Beberapa kali memang muncul rasa malas. Apalagi selalu ada rasa sakit pada betis bagian atas dan paha bagian belakang saat melewati empat tiang listrik pertama, dua ratus meter. Juga, yang pasti, dada terasa panas, mulut kering, dan hidung gatal-gatal seperti dihinggapi lalat saat tidur siang. Namun, sejauh ini saya berhasil memaksa diri untuk bangun dan berlari. Kenapa?
Pasalnya, menurut perhitungan standar BMI (Body Mass Index), berat badan saya kelebihan sekitar 8 kilogram. Padahal, pola makan tidak mengalami perubahan, alih-alih naik. Baru sekitar pertengahan Maret saya ketahui bahwa pria di atas 40 tahun memang cenderung bertambah gemuk. Adalah Yahoo! yang merilis informasi itu. Saya tidak ingat detil angkanya. Katanya, kira-kira begini, sebelum 40 tahun badan kita menyerap sekitar 2.200 kkal perhari. Maka, jika kita makan seukuran itu tidak akan menambah berat badan. Semua terserap. Setelah lewat usia itu, badan kita hanya mampu menyerap 2.000 kkal. Bila pola makan tetap, berarti ada sekitar 200 kkal yang tidak terserap dan diubah menjadi timbunan lemak.
Kemudian, awal April, Yahoo! memberitakan bahwa perut buncit karena kegemukan juga mengganggu kerja ginjal, memicu penyakit jantung, dan sederet dampak mengerikan lainnya. Sudah banyak teman, saudara, dan handaitaulan yang menderita berkepanjangan karena tidak mampu menjaga pola makan. Ditambah lagi, dunia kerja terkini didominasi posisi duduk berlama-lama. Akibat dari keduanya sudah jelas : kegemukan, dan ujung-ujungnya penyakit.
Dalam pikiran saya, penderitaan orang lemah karena sakit itu ada tiga : tidak menghasilkan, keluar biaya, dan rasa sakit itu sendiri. Padahal, kita membutuhkan kesehatan untuk melaksanakan berbagai aktivitas yang nyaris tak terbatas. Sudah pasti jauh lebih nyaman hidup sehat dari pada sakit. Orang-orang terdekat kita seperti keluarga, tetangga, rekan bisnis, dan banyak lagi yang lain, membutuhkan kita dalam keadaan sehat (dan kuat).

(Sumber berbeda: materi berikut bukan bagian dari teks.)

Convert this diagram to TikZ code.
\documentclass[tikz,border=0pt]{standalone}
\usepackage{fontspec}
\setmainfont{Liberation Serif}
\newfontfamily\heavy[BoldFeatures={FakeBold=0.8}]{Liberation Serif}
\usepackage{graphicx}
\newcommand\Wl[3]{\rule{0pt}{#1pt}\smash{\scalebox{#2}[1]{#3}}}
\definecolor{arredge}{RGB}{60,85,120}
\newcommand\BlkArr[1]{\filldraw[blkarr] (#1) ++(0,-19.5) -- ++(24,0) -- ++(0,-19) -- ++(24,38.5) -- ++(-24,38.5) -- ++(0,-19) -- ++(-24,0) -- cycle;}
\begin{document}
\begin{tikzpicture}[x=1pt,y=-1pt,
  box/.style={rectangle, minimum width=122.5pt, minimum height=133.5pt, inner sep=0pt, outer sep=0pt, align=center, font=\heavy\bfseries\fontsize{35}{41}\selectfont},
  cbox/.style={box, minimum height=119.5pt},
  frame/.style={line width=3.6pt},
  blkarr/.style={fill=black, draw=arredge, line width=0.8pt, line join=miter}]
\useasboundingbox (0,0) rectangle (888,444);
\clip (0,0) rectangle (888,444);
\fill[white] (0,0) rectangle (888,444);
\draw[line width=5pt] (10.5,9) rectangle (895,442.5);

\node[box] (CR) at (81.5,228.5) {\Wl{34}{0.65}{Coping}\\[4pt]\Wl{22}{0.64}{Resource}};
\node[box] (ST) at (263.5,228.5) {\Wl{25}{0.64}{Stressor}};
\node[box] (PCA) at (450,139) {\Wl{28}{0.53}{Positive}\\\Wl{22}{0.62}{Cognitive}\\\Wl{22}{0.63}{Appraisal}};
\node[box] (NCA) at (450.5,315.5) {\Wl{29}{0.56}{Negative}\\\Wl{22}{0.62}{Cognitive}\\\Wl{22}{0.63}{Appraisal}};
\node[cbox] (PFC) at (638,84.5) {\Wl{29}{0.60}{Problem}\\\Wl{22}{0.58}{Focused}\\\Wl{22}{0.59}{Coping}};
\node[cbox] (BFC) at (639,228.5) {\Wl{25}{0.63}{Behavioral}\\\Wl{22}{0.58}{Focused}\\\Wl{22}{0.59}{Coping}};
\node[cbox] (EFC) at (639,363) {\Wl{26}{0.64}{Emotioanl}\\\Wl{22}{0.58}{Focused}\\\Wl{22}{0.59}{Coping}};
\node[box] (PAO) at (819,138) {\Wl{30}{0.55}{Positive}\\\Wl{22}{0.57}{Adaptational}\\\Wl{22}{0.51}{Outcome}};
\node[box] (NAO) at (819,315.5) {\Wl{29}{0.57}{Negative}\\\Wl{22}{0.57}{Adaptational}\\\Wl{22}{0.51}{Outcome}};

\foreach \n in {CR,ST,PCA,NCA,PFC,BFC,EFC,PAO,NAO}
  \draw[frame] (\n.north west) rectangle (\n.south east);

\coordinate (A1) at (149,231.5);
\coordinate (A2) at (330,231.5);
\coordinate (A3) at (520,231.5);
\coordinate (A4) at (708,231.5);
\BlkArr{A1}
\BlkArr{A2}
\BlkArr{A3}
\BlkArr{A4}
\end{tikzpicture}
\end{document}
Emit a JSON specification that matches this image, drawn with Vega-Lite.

Telah diriwayatkan oleh Abu Hurairah, r.a., Rasulullah SAW bersabda :
Orang iman yang kuat, adalah lebih baik dan lebih disukai oleh Allah daripada orang iman yang lemah. Masing-masing mempunyai kebaikan. Bersemangatlah pada apa-apa yang bermanfaat bagimu dan janganlah kamu lemah. (Sunan Ibni Majah, Sahih).
Siklus hidup semua makhluk sudah diatur Allah. Akan tetapi satu hal sudah jelas : Yang Kuat Yang Disuka!
Wallaahu a’lam bisshawwab.
Anas Y. Karnain
Wakil Ketua DPW LDII Prov. Sulteng
2 komentar:
setuju banget.
apalah arti ni'mat yg kita terima tanpa dilengkapi dengan kesehatan.
Sehat membuat ibadah kita lebih nikmat.